Edinburgh and Leith have retained many of the graveyards that were used to bury their dead over many centuries and these are fascinating places to visit.
On all of the walks I lead, I visit at least one graveyard as the story of their inhabitants are interesting and informative, giving an idea of how people lived and died in our historic city and port – see www.edinburghwalks.com for more details.
The graveyards of the city centre contain the marked remains of philosophers, soldiers, merchants, the great legal and scientific minds of their day, religious leaders, Lords, Ladies and their offspring.
By contrast, when I was in North Leith recently, I visited the former St. Ninians Church and the nearby North Leith Cemetery where many of those interred had a connection with the sea.
On land owned by the Abbot of Holyrood, a chapel to St Ninian was built in 1493 at the end of a bridge over the Water of Leith leading from the Shore into North Leith – an area in the parish of Holyrood House and Canongate. The building has been altered over time and the unusual Dutch style steeple was built in 1675 – see the date above the doorway.

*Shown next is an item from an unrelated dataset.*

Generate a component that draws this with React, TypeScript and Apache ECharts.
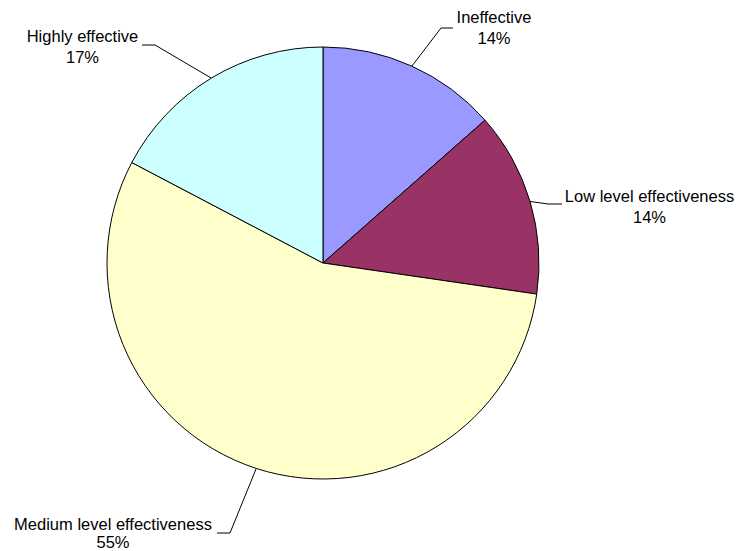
import React, { useEffect, useRef } from "react";
import * as echarts from "echarts";

const categories = [
  "Ineffective",
  "Low level effectiveness",
  "Medium level effectiveness",
  "Highly effective",
];
const values = [13.5, 13.8, 55.4, 17.3];
const colors = ["#9999FF", "#993366", "#FFFFCC", "#CCFFFF"];

// label placement (layout only)
const labelCenters: number[][] = [
  [494, 27.5],
  [649.5, 206],
  [113, 533],
  [82.5, 46.5],
];
const labelLineHeights = [21, 21, 18, 21];
const leaderBends: number[][][] = [
  [[441, 28], [453, 28]],
  [[548, 204], [562, 204]],
  [[230, 533], [217, 533]],
  [[155, 45], [142, 45]],
];

export default function App() {
  const ref = useRef<HTMLDivElement>(null);
  useEffect(() => {
    if (!ref.current) return;
    const chart = echarts.init(ref.current, null, { renderer: "svg" });
    const cx = 323;
    const cy = 263;
    const r = 216;
    const total = values.reduce((a, b) => a + b, 0);
    const mids: number[][] = [];
    let acc = 0;
    values.forEach((v) => {
      const mid = ((acc + v / 2) / total) * Math.PI * 2;
      mids.push([cx + r * Math.sin(mid), cy - r * Math.cos(mid)]);
      acc += v;
    });
    chart.setOption({
      animation: false,
      backgroundColor: "#ffffff",
      series: [
        {
          type: "pie",
          center: [cx, cy],
          radius: [0, r],
          startAngle: 90,
          clockwise: true,
          percentPrecision: 0,
          avoidLabelOverlap: false,
          data: categories.map((name, i) => ({
            name,
            value: values[i],
            itemStyle: { color: colors[i] },
            label: { lineHeight: labelLineHeights[i] },
          })),
          itemStyle: { borderColor: "#000000", borderWidth: 1 },
          emphasis: { disabled: true },
          label: {
            show: true,
            position: "outside",
            formatter: "{b}\n{d}%",
            fontFamily: "Liberation Sans, Arial, sans-serif",
            fontSize: 16.5,
            lineHeight: 21,
            color: "#000000",
            align: "center",
          },
          labelLine: {
            show: true,
            length: 20,
            length2: 10,
            lineStyle: { color: "#000000", width: 1 },
          },
          labelLayout: (params: any) => {
            const i = params.dataIndex;
            const c = labelCenters[i];
            const b = leaderBends[i];
            return {
              x: c[0],
              y: c[1],
              align: "center",
              verticalAlign: "middle",
              labelLinePoints: [mids[i], b[0], b[1]],
            };
          },
        },
      ],
    });
    return () => chart.dispose();
  }, []);
  return (
    <div
      ref={ref}
      style={{ position: "fixed", left: 0, top: 0, width: 737, height: 551 }}
    />
  );
}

By this time it had become the parish church of the area, but eventually became too small for the congregation and they moved to North Leith Parish Church in nearby Madeira Street, which was built in 1816.

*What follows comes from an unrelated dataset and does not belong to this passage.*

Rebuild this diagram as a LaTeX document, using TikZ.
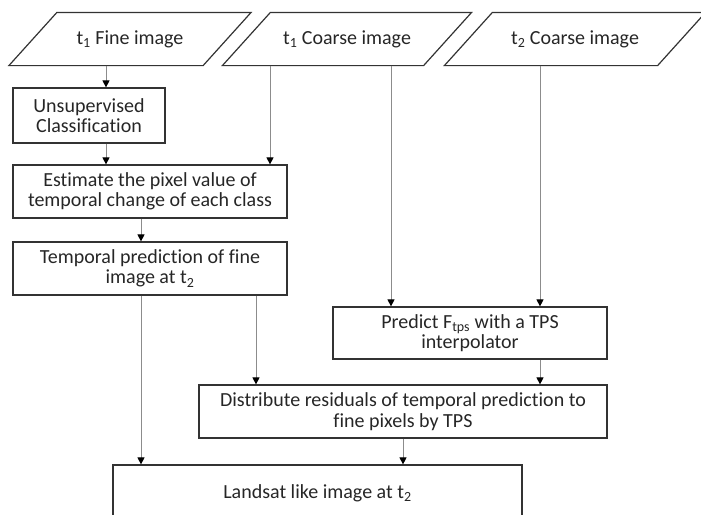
\documentclass[tikz,border=0pt]{standalone}
\usepackage{fontspec}
\setmainfont{Carlito}[Ligatures={NoCommon,NoRequired,NoContextual}]
\usetikzlibrary{arrows.meta}

\begin{document}
\begin{tikzpicture}[x=1pt,y=-1pt,
        box/.style={draw=black!80, line width=1.2pt, align=center, inner sep=0pt, text=black!85, font=\fontsize{20}{20.5}\selectfont},
        data/.style={box, draw=none, minimum height=52pt},
        arr/.style={draw=black!45, line width=0.9pt, -{Triangle[black, width=7pt, length=7pt]}}]
    \useasboundingbox (0,0) rectangle (701,514);
    \def\sl{24pt}

    % input images
    \node[data, minimum width=193pt] (fine) at (130,39) {t\textsubscript{1} Fine image};
    \node[data, minimum width=200pt] (t1c) at (347,39) {t\textsubscript{1} Coarse image};
    \node[data, minimum width=212pt] (t2c) at (575,39) {t\textsubscript{2} Coarse image};
    \foreach \n in {fine,t1c,t2c} {
        \draw[draw=black!80, line width=1.2pt] ([xshift=-\sl]\n.south west) -- ([xshift=\sl]\n.north west)
            -- ([xshift=\sl]\n.north east) -- ([xshift=-\sl]\n.south east) -- cycle;
    }

    % processing steps
    \node[box, minimum width=152pt, minimum height=55pt] (unsup) at (89,115.5) {Unsupervised\\Classification};
    \node[box, minimum width=274pt, minimum height=53pt] (est) at (150,191.5) {Estimate the pixel value of\\temporal change of each class};
    \node[box, minimum width=274pt, minimum height=53pt] (temp) at (150,268.5) {Temporal prediction of fine\\image at t\textsubscript{2}};
    \node[box, minimum width=274pt, minimum height=52pt] (pred) at (470,333) {Predict F\textsubscript{tps} with a TPS\\interpolator};
    \node[box, minimum width=408pt, minimum height=53pt] (dist) at (403,411.5) {Distribute residuals of temporal prediction to\\fine pixels by TPS};
    \node[box, minimum width=409pt, minimum height=56pt] (land) at (317.5,493) {Landsat like image at t\textsubscript{2}};

    % x positions of the vertical links
    \coordinate (xf) at (106,0);
    \coordinate (xa) at (270,0);
    \coordinate (xb) at (141,0);
    \coordinate (xc) at (256,0);
    \coordinate (xd) at (391,0);
    \coordinate (xe) at (540,0);

    \draw[arr] (fine.south -| xf) -- (unsup.north -| xf);
    \draw[arr] (unsup.south -| xf) -- (est.north -| xf);
    \draw[arr] (t1c.south -| xa) -- (est.north -| xa);
    \draw[arr] (est.south -| xb) -- (temp.north -| xb);
    \draw[arr] (temp.south -| xb) -- (land.north -| xb);
    \draw[arr] (temp.south -| xc) -- (dist.north -| xc);
    \draw[arr] (t1c.south -| xd) -- (pred.north -| xd);
    \draw[arr] (t2c.south -| xe) -- (pred.north -| xe);
    \draw[arr] (pred.south -| xe) -- (dist.north -| xe);
    \draw[arr] (dist.south) -- (dist.south |- land.north);
\end{tikzpicture}
\end{document}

It was fascinating to have a walk around this very quiet part of Leith which is easily accessible from the busier Shore area and the Bondside on Commercial Street. Before I went to the nearby graveyard, it being lunchtime I called into the nearby RoseLeaf Bar for a drink.
The Roseleaf is a fascinating bar and cafe that opened in 2007, which serves high quality brunches, lunches and bar food all day, but is particulary well known for their ‘Pot-Tails’ – cocktails in old china teapots! My drink and the staff were great – what is there not to like about that.

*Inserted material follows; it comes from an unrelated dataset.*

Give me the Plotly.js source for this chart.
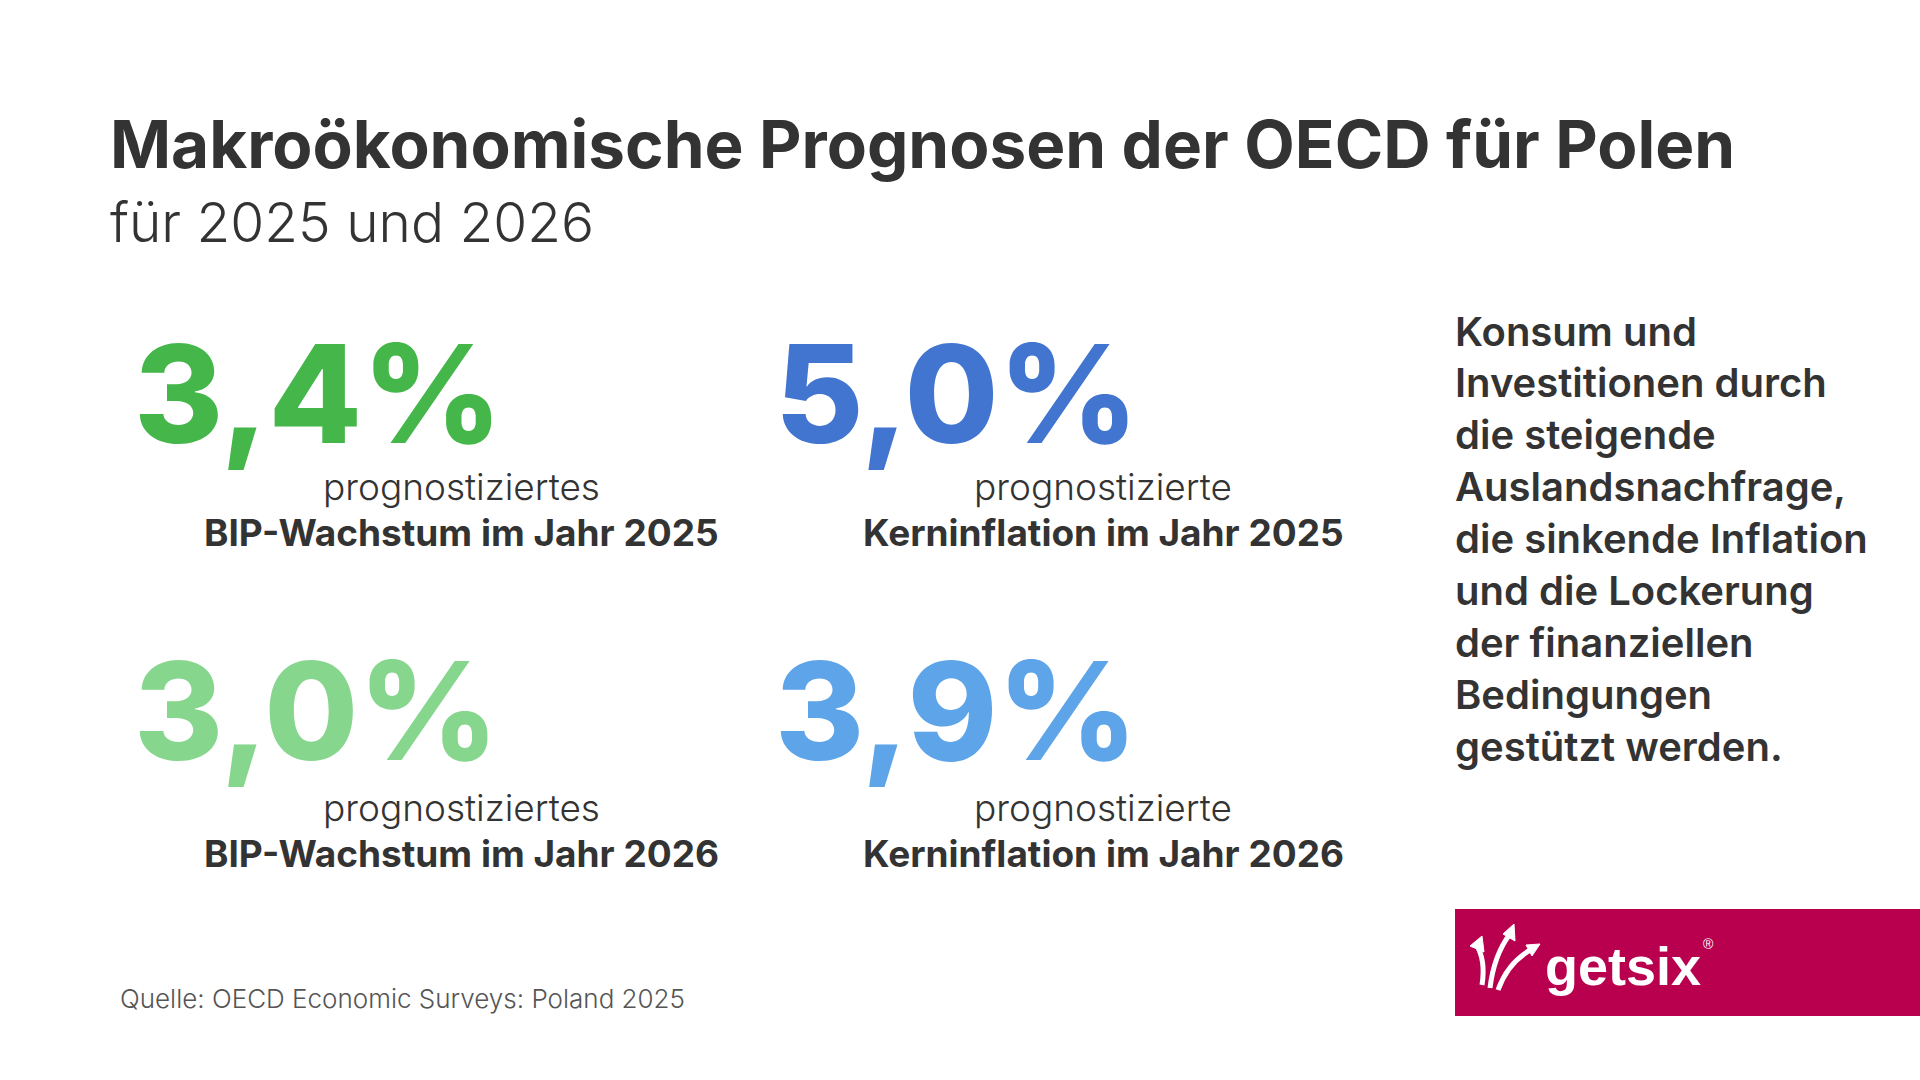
<!DOCTYPE html>
<html>
<head>
<meta charset="utf-8">
<script src="https://cdn.plot.ly/plotly-3.0.1.min.js"></script>
<style>html,body{margin:0;padding:0;background:#fff;}#chart{width:1920px;height:1080px;}</style>
</head>
<body>
<div id="chart"></div>
<script>
// ---- data ----
const titleText = "Makroökonomische Prognosen der OECD für Polen";
const subtitleText = "für 2025 und 2026";
const values = [3.4, 5.0, 3.0, 3.9];
const labelTop = ["prognostiziertes", "prognostizierte", "prognostiziertes", "prognostizierte"];
const labelBottom = ["BIP-Wachstum im Jahr 2025", "Kerninflation im Jahr 2025", "BIP-Wachstum im Jahr 2026", "Kerninflation im Jahr 2026"];
const noteLines = ["Konsum und", "Investitionen durch", "die steigende", "Auslandsnachfrage,", "die sinkende Inflation", "und die Lockerung", "der finanziellen", "Bedingungen", "gestützt werden."];
const sourceText = "Quelle: OECD Economic Surveys: Poland 2025";
const brandText = "getsix";

// ---- layout / style ----
const W = 1920, H = 1080;
const FONT = "Inter, 'Open Sans', sans-serif";
const DARK = "#333333";
const numColors = ["#45B74A", "#4275D0", "#86D68E", "#5EA4E8"];
const colNumLeft = [134, 775];
const colLabelCenter = [461, 1103];
const rowNumCenter = [393, 710];
const rowTopLabel = [486, 807];
const rowBottomLabel = [532, 853];

const px = x => x / W;
const py = y => 1 - y / H;

const traces = values.map((v, i) => {
  const c = i % 2, r = Math.floor(i / 2);
  return {
    type: "indicator",
    mode: "number",
    value: v,
    align: "left",
    number: {valueformat: ".1f", suffix: "%", font: {family: FONT, size: 136, color: numColors[i], weight: 800}},
    domain: {x: [px(colNumLeft[c]), px(colNumLeft[c] + 520)], y: [py(rowNumCenter[r] + 110), py(rowNumCenter[r] - 110)]}
  };
});

const annotations = [];
annotations.push({text: "<b>" + titleText + "</b>", x: 108, y: 144, xanchor: "left", yanchor: "middle", showarrow: false,
  font: {family: FONT, size: 65.6, color: DARK, weight: 700}});
annotations.push({text: subtitleText, x: 108, y: 222, xanchor: "left", yanchor: "middle", showarrow: false,
  font: {family: FONT, size: 55, color: DARK, weight: 300}});
values.forEach((v, i) => {
  const c = i % 2, r = Math.floor(i / 2);
  annotations.push({text: labelTop[i], x: colLabelCenter[c], y: rowTopLabel[r], xanchor: "center", yanchor: "middle", showarrow: false,
    font: {family: FONT, size: 37, color: DARK, weight: 300}});
  annotations.push({text: "<b>" + labelBottom[i] + "</b>", x: colLabelCenter[c], y: rowBottomLabel[r], xanchor: "center", yanchor: "middle", showarrow: false,
    font: {family: FONT, size: 37, color: DARK, weight: 700}});
});
noteLines.forEach((t, k) => {
  annotations.push({text: t, x: 1453, y: 331 + k * 51.9, xanchor: "left", yanchor: "middle", showarrow: false,
    font: {family: FONT, size: 40, color: DARK, weight: 600}});
});
annotations.push({text: sourceText, x: 118, y: 998, xanchor: "left", yanchor: "middle", showarrow: false,
  font: {family: FONT, size: 26, color: "#555555", weight: 300}});
annotations.push({text: "<b>" + brandText + "</b>", x: 1543, y: 966, xanchor: "left", yanchor: "middle", showarrow: false,
  font: {family: "'Liberation Sans', Arial, sans-serif", size: 54, color: "#FFFFFF"}});
annotations.push({text: "®", x: 1701, y: 944, xanchor: "left", yanchor: "middle", showarrow: false,
  font: {family: "'Liberation Sans', Arial, sans-serif", size: 14, color: "#FFFFFF"}});

annotations.forEach(a => { a.xref = "x"; a.yref = "y"; });

const shapes = [
  {type: "rect", xref: "x", yref: "y", x0: 1455, x1: 1920, y0: 909, y1: 1016, fillcolor: "#B8004F", line: {width: 0}, layer: "below"},
  // logo arrows
  {type: "path", xref: "x", yref: "y", path: "M 1482 985 Q 1486 960 1476 944", line: {color: "#fff", width: 5}},
  {type: "path", xref: "x", yref: "y", path: "M 1470 946 L 1482 936 L 1484 952 Z", fillcolor: "#fff", line: {color: "#fff", width: 1}},
  {type: "path", xref: "x", yref: "y", path: "M 1490 988 Q 1494 955 1510 934", line: {color: "#fff", width: 5}},
  {type: "path", xref: "x", yref: "y", path: "M 1503 934 L 1514 924 L 1515 941 Z", fillcolor: "#fff", line: {color: "#fff", width: 1}},
  {type: "path", xref: "x", yref: "y", path: "M 1498 990 Q 1508 962 1532 949", line: {color: "#fff", width: 5}},
  {type: "path", xref: "x", yref: "y", path: "M 1526 945 L 1540 944 L 1532 956 Z", fillcolor: "#fff", line: {color: "#fff", width: 1}}
];

const layout = {
  width: W, height: H,
  margin: {l: 0, r: 0, t: 0, b: 0},
  paper_bgcolor: "#FFFFFF", plot_bgcolor: "rgba(0,0,0,0)",
  separators: ",.",
  showlegend: false,
  xaxis: {range: [0, W], visible: false, fixedrange: true},
  yaxis: {range: [H, 0], visible: false, fixedrange: true},
  annotations: annotations,
  shapes: shapes
};

Plotly.newPlot("chart", traces, layout, {displayModeBar: false, staticPlot: true});
</script>
</body>
</html>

I knew The Roseleaf in it’s former life as The Black Swan , a name it had had for about a century – though known to local Leithers as the Mucky Duck. My paternal grandfather stayed across from The Black Swan during the latter part of the first World War in the street then known as Bridge Street.
I left The Roseleaf and walked about 50 metres South to the gate way into the graveyard of the old St.Ninians.
Now known as North Leith Churchyard this small burial ground has a fascinating connection to the Port and the sea. It is still “monied” people that made it into here between 1664 and 1820, but there are many more merchants and seafarers than seen in the city centre grounds. Many of the sandstone gravestones have worn away, but the skull and crossbones, hourglasses and angels are still visible along with items with the look of the deceased’s working accountrements, if the names of the deceased are not.
I found that the final resting place of the grandparents of 19th Century British Prime minister W.E.Gladstone (So that is why Gladstone’s Place is near by). Also that of Lady McIntosh who raised a regiment for Prince Charlie’s 1745 rising. Amongst the more ordinary : John Broun, shipmaster – died in 1744, the year before Bonnie Prince Charlie was in town.
It is fascinating to visit and graveyards are not scary at all. It adds something to your knowledge of an area and it’s past and I am glad I visited.